There's no evidence of them actually attending purity balls, but that's the vibe I get from them.
the dad is probably not banging the daughter, but more than likely just trying to grab fame second hand in the most hamfisted way possible (see horribly designed tumblr, twitter account with 50 followers). But that doesn't remove the gross creepiness from this video.
it's like how a (purely hypothetical) 50-year-old dude might not actually want to fuck a random dopey teenage girl or aging sitcom star he voraciously defends from perceived bullies on the internet, but it's still really weird regardless of the carnal attentions paid
John Holmes Motherfucker
>>it's like how a (purely hypothetical) 50-year-old dude might not actually want to fuck a random dopey teenage girl or aging sitcom star he voraciously defends from perceived bullies on the internet, but it's still really weird regardless of the carnal attentions paid.
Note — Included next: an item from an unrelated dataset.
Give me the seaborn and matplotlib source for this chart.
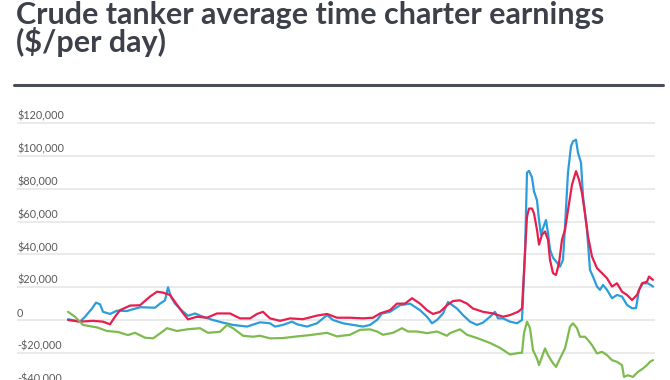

And to take a perverse pleasure in whatever horrible thing you think is going on here. What is that? Normal? Healthy?
WHAT you're bringing up the boxxy thing again? What a fresh and unexpected argument! Like I said, you're predictable as gravity. Actually, to be honest, it was a little more subtle than the usual generic boxxybaiting that always comes up when I try to kill your nasty buzz.
One thing's for sure, I'm not willing to invest a lot of energy in defending Baby Jessica and her pop. As distasteful as I find the usual sanctimonipalooza, I'm not at confident that this is anything I can get behind. I have no idea what this is about.
But I know what YOU'RE about. Oh yes I do.
clear the room. burn the bodies.
Through complete happenstance, I saw Ms. Teen Texas make an appearance near the Bluebell Ice Cream plant in Brenham about 6 years ago. Her father was the MC for the event. This video is almost as creepy.
|That guy |
...this is what happens when we don't capture these videos on some sort of mirror or backup or whatever nerdspeak means that we copied it somewhere.
Her youtube channel is all built up differently now, and her scandalously creepy keepin'-it-in-the-family stuff is gone.
I know right? I'm late to this party and now I can't get disgusted by this crap.